Step 1. Sell a kidney
Seriously. Taking an Atlantis cruise is about as expensive as buying your own boat. Fortunately, the fiancé and I still had one good kidney between us, and we booked the cruise early enough that we got one of those cheaper inner staterooms that have curtains where you'd expect a window to be but when you pull back the curtains there's just a wall there. Or maybe a painting of an ocean. Or—if you're lucky—a pass-through window from the pastry kitchen.
Step 2: Buy costumes
Gay men can't throw a party without a theme. (True story: My friend Bill once threw a party to celebrate his new custom closets.) And if the theme is fun enough, even the gay men who call themselves "straight acting" (a term used wholly without irony by gay guys who see nothing ridiculous about Larry Craig) will deign to play along. True to form, Atlantis has planned parties for every day of the cruise with themes as goofy as "Under the Sea," as subject to creative interpretation as "Tribü" and as simple as "White Party." Many men on our cruise will attend these parties in elaborate, custom-designed costumes that will require extra luggage charges just to get them on the ship. Many more of us will simply use our god-given talents at accessorizing and employ small packables like hats and color-coordinated tank tops to maintain thematic compliance. And even though the fiancé and I have known about these parties since we booked the cruise a year ago, we waited until this weekend to start shopping. Which means we won't be attending the White Party as Olympic decathlon champions because nobody sells white track pants in January. At least not in tall sizes. But we have some day-glo jeans and beads for the Mardi Gras party and Australian bushman hats and camo shorts for Tribü and some even less creative ideas for the other parties. And everything will fit nicely in our regular luggage and no individual piece cost more than $12. And nothing says party hearty like cheap accessories!
Step 3: Moisturize!
In less than a week, we'll be baring our pasty-white skin on a ship in the Caribbean. The ship will be filled with gay men. Gay men who do not understand clogged pores. Or wrinkles. Or hangnails. So I had a bit of a spa day on Saturday. Since people will be seeing my toes for the first time since the marathon, I figured I at least owed everyone the courtesy of having my callouses removed. Unfortunately, my pedicurist was what we will euphemistically call too stupid to notice me sitting all alone in the waiting room. So by the time she "finally found" me after her exhaustive search of Siberia or wherever she thought I was "hiding," we'd lost half an hour. So I had an abbreviated foot scrub. A mini-pedi, if you will. But she still managed to make my feet look so soft and pretty I want to write a song about them.

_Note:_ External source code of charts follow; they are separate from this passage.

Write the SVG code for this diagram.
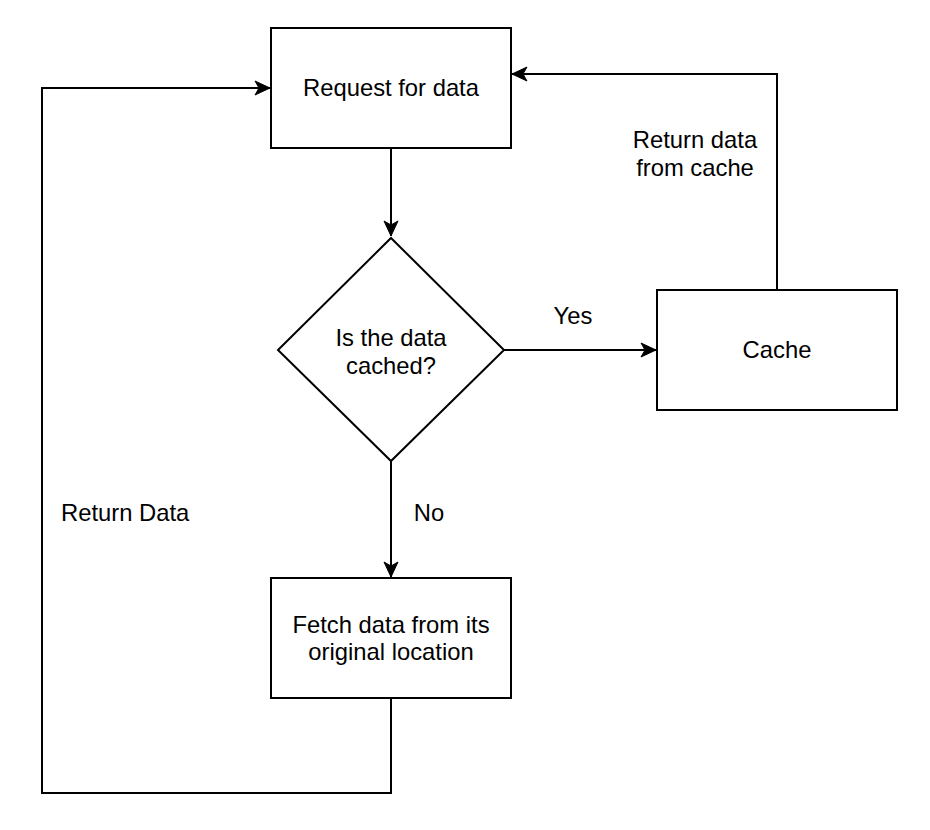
<svg xmlns="http://www.w3.org/2000/svg" width="930" height="830" viewBox="0 0 930 830">
  <style>
    .shape { fill: #ffffff; stroke: #000000; stroke-width: 2; }
    .edge { fill: none; stroke: #000000; stroke-width: 2; }
    text { font-family: "Liberation Sans", Arial, Helvetica, sans-serif; font-size: 23.8px; fill: #000000; }
    .c { text-anchor: middle; }
  </style>
  <defs>
    <marker id="arrow" markerUnits="userSpaceOnUse" markerWidth="18" markerHeight="16" viewBox="-1 -8 18 16" refX="15" refY="0" orient="auto">
      <path d="M0,-7 L15,0 L0,7 L4,0 Z" fill="#000000" stroke="#000000" stroke-width="1"/>
    </marker>
  </defs>
  <rect width="930" height="830" fill="#ffffff"/>
  <g id="connectors">
    <path class="edge" d="M391,148 L391,236" marker-end="url(#arrow)"/>
    <path class="edge" d="M504,350 L656,350" marker-end="url(#arrow)"/>
    <path class="edge" d="M391,461 L391,577" marker-end="url(#arrow)"/>
    <path class="edge" d="M777,290 L777,74 L512,74" marker-end="url(#arrow)"/>
    <path class="edge" d="M391,698 L391,793 L42,793 L42,88 L270,88" marker-end="url(#arrow)"/>
    <text x="573" y="324" class="c">Yes</text>
    <text x="429" y="521" class="c">No</text>
    <text x="61" y="521">Return Data</text>
    <text x="695" y="148" class="c">Return data</text>
    <text x="695" y="176" class="c">from cache</text>
  </g>
  <g id="request">
    <rect class="shape" x="271" y="28" width="240" height="120"/>
    <text x="391" y="96" class="c">Request for data</text>
  </g>
  <g id="decision">
    <polygon class="shape" points="391,238 504,350 391,461 278,350"/>
    <text x="391" y="346" class="c">Is the data</text>
    <text x="391" y="374" class="c">cached?</text>
  </g>
  <g id="cache">
    <rect class="shape" x="657" y="290" width="240" height="120"/>
    <text x="777" y="358" class="c">Cache</text>
  </g>
  <g id="fetch">
    <rect class="shape" x="271" y="578" width="240" height="120"/>
    <text x="391" y="633" class="c">Fetch data from its</text>
    <text x="391" y="660" class="c">original location</text>
  </g>
</svg>
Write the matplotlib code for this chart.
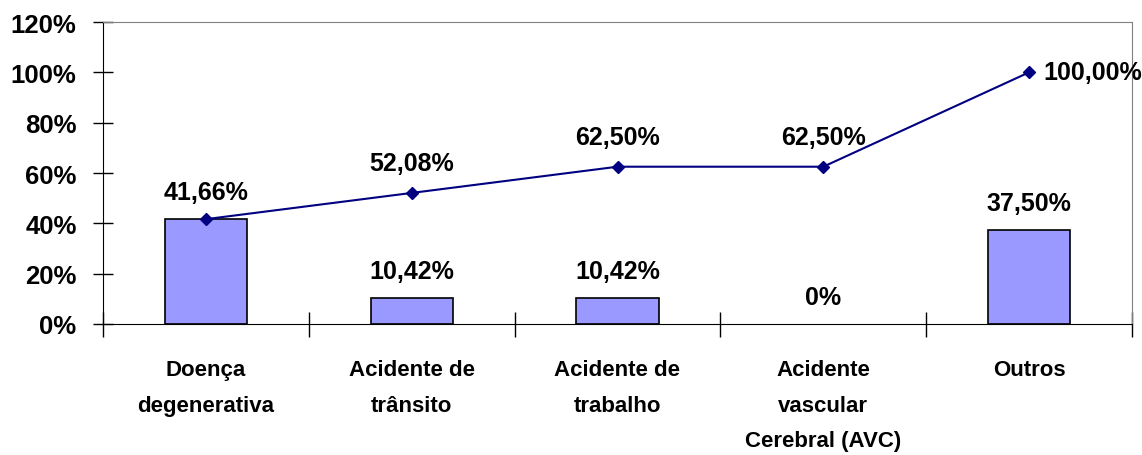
import matplotlib
matplotlib.use("Agg")
import matplotlib.pyplot as plt
from matplotlib.ticker import FuncFormatter

categories = ["Doença\ndegenerativa", "Acidente de\ntrânsito", "Acidente de\ntrabalho",
              "Acidente\nvascular\nCerebral (AVC)", "Outros"]
bar_values = [41.66, 10.42, 10.42, 0, 37.50]
cum_values = [41.66, 52.08, 62.50, 62.50, 100.00]
bar_labels = ["41,66%", "10,42%", "10,42%", "0%", "37,50%"]
cum_labels = ["", "52,08%", "62,50%", "62,50%", "100,00%"]

plt.rcParams['font.family'] = ['Liberation Sans', 'DejaVu Sans']
plt.rcParams['font.weight'] = 'bold'

fig = plt.figure(figsize=(11.42, 4.56), dpi=100)
ax = fig.add_axes([103/1142, 1 - 325/456, (1132-103)/1142, (325-23)/456])

x = list(range(len(categories)))
edge_w = [1.2 if v > 0 else 0 for v in bar_values]
ax.bar(x, bar_values, width=0.4, color="#9999FF", edgecolor="black", linewidth=edge_w, zorder=2)
ax.plot(x, cum_values, color="#000080", marker="D", markersize=6, linewidth=1.5, zorder=3)

ax.set_xlim(-0.5, len(categories) - 0.5)
ax.set_ylim(0, 120)
ax.set_yticks(range(0, 121, 20))
ax.yaxis.set_major_formatter(FuncFormatter(lambda v, p: f"{int(v)}%"))
ax.tick_params(axis="y", direction="inout", length=14, width=1, labelsize=18.5, pad=12)

ax.set_xticks([i + 0.5 for i in range(-1, len(categories))])
ax.set_xticklabels([])
ax.tick_params(axis="x", direction="inout", length=18, width=1)
for i, c in enumerate(categories):
    ax.text(i, -14, c, ha="center", va="top", fontsize=16, fontweight="bold",
            linespacing=1.9)

for lbl in ax.get_yticklabels():
    lbl.set_fontweight("bold")

# labels on bars
for i, (v, l) in enumerate(zip(bar_values, bar_labels)):
    ax.text(i, v + 6, l, ha="center", va="bottom", fontsize=18, fontweight="bold")
# labels on cumulative line
for i, (v, l) in enumerate(zip(cum_values, cum_labels)):
    if not l:
        continue
    if i == len(cum_values) - 1:
        ax.text(i + 0.07, v, l, ha="left", va="center", fontsize=18, fontweight="bold")
    else:
        ax.text(i, v + 7, l, ha="center", va="bottom", fontsize=18, fontweight="bold")

ax.spines["left"].set_color("black")
ax.spines["bottom"].set_color("black")
ax.spines["top"].set_color("#808080")
ax.spines["right"].set_color("#808080")

fig.savefig("out.png", dpi=100)
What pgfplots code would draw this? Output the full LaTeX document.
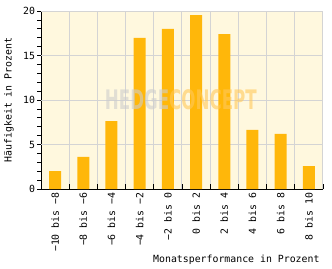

While I was there, I also had the old-man hairs ripped out of my back—a procedure I subject myself to about once a year, even though it always gives me unsightly bumps and a lingering pile of why-do-I-always-forget-how-much-this-hurts. I also had my first facial, which I was under the impression would be a nice, relaxing experience. But then I also thought Bush couldn't possibly be as big a moron as he sounds like when he talks, so what do I know? Facials, for the uninitiated, do indeed include layers of moisturizers and soothing temple rubs and warm, steamy towels. But if you suffer from the heartbreak of blackheads, they also include belt sanders and jackhammers and possibly waterboarding if that's what it takes to get the gunk out of your pores. HOW COME NOBODY TOLD ME THIS? Apparently I had acres of gunk-filled pores on my nose alone. The aesthetician even grunted a few times as she struggled to dislodge my shameful buildup. But once the swelling went down and the redness cleared up and the pain-induced temporary blindness corrected itself, my face looked almost as pretty as my feet. And that's all anyone can really ask for.
I just hope I stay this beautiful until Friday, when we pack up our cheap hats and board our plane and start enjoying our theme-filled vacation. Then as long as I can maintain my facade and hold in my stomach non-stop for one full week, it should be the most relaxing vacation ever.